**Stated goal**
Quote the whole listing exactly. Leave the pictures out of your copy.

**Dataset extract**
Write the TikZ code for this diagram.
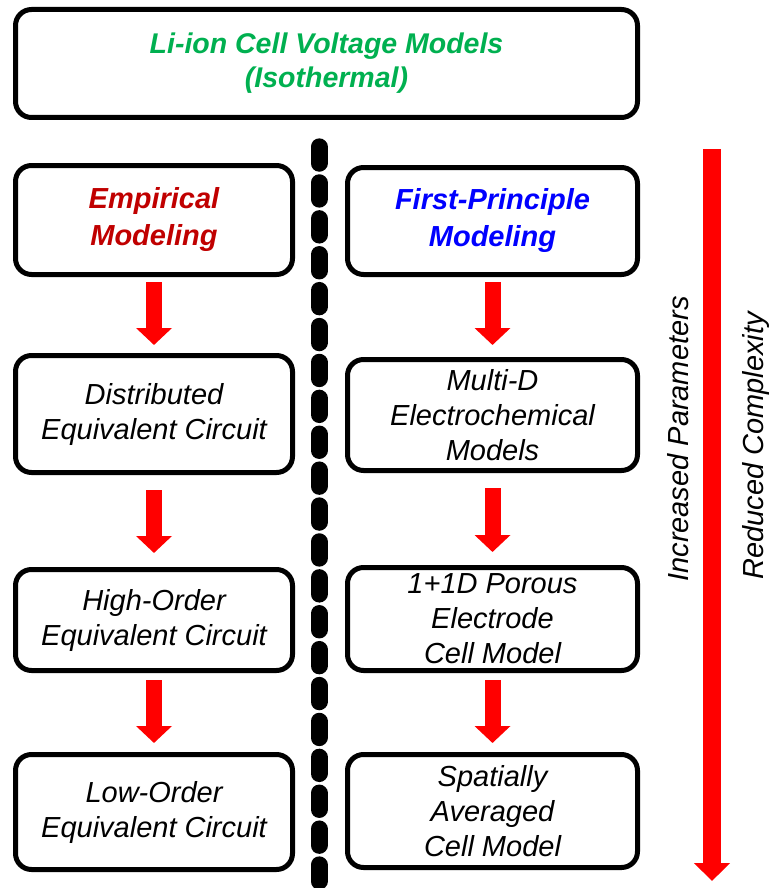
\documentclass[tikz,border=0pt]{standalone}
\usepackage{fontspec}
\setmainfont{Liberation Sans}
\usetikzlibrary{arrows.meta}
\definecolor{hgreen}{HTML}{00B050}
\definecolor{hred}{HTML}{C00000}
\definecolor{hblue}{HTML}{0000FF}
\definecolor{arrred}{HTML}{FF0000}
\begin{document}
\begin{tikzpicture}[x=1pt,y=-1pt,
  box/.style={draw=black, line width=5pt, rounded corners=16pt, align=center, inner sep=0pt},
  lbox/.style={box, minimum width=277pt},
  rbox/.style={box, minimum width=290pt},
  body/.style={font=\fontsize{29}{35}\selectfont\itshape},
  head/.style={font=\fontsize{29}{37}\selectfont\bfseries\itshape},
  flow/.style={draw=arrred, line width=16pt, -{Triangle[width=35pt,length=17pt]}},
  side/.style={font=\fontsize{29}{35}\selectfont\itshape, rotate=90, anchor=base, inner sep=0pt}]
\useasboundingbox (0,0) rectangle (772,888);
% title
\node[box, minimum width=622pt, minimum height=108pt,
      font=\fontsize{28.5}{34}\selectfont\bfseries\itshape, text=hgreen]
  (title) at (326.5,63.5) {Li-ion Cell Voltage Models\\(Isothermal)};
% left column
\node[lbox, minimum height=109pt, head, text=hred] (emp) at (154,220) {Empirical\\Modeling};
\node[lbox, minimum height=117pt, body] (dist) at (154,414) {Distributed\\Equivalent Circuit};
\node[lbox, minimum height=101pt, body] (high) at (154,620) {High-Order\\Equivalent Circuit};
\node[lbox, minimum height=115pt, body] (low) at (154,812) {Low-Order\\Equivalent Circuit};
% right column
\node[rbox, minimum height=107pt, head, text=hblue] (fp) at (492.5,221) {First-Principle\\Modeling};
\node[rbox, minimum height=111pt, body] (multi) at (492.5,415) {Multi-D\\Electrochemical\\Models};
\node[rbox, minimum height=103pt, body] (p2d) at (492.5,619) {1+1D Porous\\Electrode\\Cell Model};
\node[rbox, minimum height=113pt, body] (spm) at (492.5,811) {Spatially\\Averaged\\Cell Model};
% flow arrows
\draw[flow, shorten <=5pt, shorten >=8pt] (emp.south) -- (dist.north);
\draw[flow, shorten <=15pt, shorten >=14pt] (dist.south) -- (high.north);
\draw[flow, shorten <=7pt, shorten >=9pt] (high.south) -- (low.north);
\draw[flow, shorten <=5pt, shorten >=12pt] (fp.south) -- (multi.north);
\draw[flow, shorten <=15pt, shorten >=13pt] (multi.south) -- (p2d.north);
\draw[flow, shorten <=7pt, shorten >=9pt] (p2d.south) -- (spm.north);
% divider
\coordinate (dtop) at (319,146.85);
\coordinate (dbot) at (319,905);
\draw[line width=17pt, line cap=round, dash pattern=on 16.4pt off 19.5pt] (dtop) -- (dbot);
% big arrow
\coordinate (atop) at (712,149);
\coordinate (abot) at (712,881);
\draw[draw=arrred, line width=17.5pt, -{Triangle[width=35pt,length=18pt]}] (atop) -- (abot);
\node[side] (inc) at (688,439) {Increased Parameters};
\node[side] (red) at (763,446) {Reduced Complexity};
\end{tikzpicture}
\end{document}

**Answer to this task**
Write the TikZ code for this diagram.
\documentclass[tikz,border=0pt]{standalone}
\usepackage{fontspec}
\setmainfont{Liberation Sans}
\usetikzlibrary{arrows.meta}
\definecolor{hgreen}{HTML}{00B050}
\definecolor{hred}{HTML}{C00000}
\definecolor{hblue}{HTML}{0000FF}
\definecolor{arrred}{HTML}{FF0000}
\begin{document}
\begin{tikzpicture}[x=1pt,y=-1pt,
  box/.style={draw=black, line width=5pt, rounded corners=16pt, align=center, inner sep=0pt},
  lbox/.style={box, minimum width=277pt},
  rbox/.style={box, minimum width=290pt},
  body/.style={font=\fontsize{29}{35}\selectfont\itshape},
  head/.style={font=\fontsize{29}{37}\selectfont\bfseries\itshape},
  flow/.style={draw=arrred, line width=16pt, -{Triangle[width=35pt,length=17pt]}},
  side/.style={font=\fontsize{29}{35}\selectfont\itshape, rotate=90, anchor=base, inner sep=0pt}]
\useasboundingbox (0,0) rectangle (772,888);
% title
\node[box, minimum width=622pt, minimum height=108pt,
      font=\fontsize{28.5}{34}\selectfont\bfseries\itshape, text=hgreen]
  (title) at (326.5,63.5) {Li-ion Cell Voltage Models\\(Isothermal)};
% left column
\node[lbox, minimum height=109pt, head, text=hred] (emp) at (154,220) {Empirical\\Modeling};
\node[lbox, minimum height=117pt, body] (dist) at (154,414) {Distributed\\Equivalent Circuit};
\node[lbox, minimum height=101pt, body] (high) at (154,620) {High-Order\\Equivalent Circuit};
\node[lbox, minimum height=115pt, body] (low) at (154,812) {Low-Order\\Equivalent Circuit};
% right column
\node[rbox, minimum height=107pt, head, text=hblue] (fp) at (492.5,221) {First-Principle\\Modeling};
\node[rbox, minimum height=111pt, body] (multi) at (492.5,415) {Multi-D\\Electrochemical\\Models};
\node[rbox, minimum height=103pt, body] (p2d) at (492.5,619) {1+1D Porous\\Electrode\\Cell Model};
\node[rbox, minimum height=113pt, body] (spm) at (492.5,811) {Spatially\\Averaged\\Cell Model};
% flow arrows
\draw[flow, shorten <=5pt, shorten >=8pt] (emp.south) -- (dist.north);
\draw[flow, shorten <=15pt, shorten >=14pt] (dist.south) -- (high.north);
\draw[flow, shorten <=7pt, shorten >=9pt] (high.south) -- (low.north);
\draw[flow, shorten <=5pt, shorten >=12pt] (fp.south) -- (multi.north);
\draw[flow, shorten <=15pt, shorten >=13pt] (multi.south) -- (p2d.north);
\draw[flow, shorten <=7pt, shorten >=9pt] (p2d.south) -- (spm.north);
% divider
\coordinate (dtop) at (319,146.85);
\coordinate (dbot) at (319,905);
\draw[line width=17pt, line cap=round, dash pattern=on 16.4pt off 19.5pt] (dtop) -- (dbot);
% big arrow
\coordinate (atop) at (712,149);
\coordinate (abot) at (712,881);
\draw[draw=arrred, line width=17.5pt, -{Triangle[width=35pt,length=18pt]}] (atop) -- (abot);
\node[side] (inc) at (688,439) {Increased Parameters};
\node[side] (red) at (763,446) {Reduced Complexity};
\end{tikzpicture}
\end{document}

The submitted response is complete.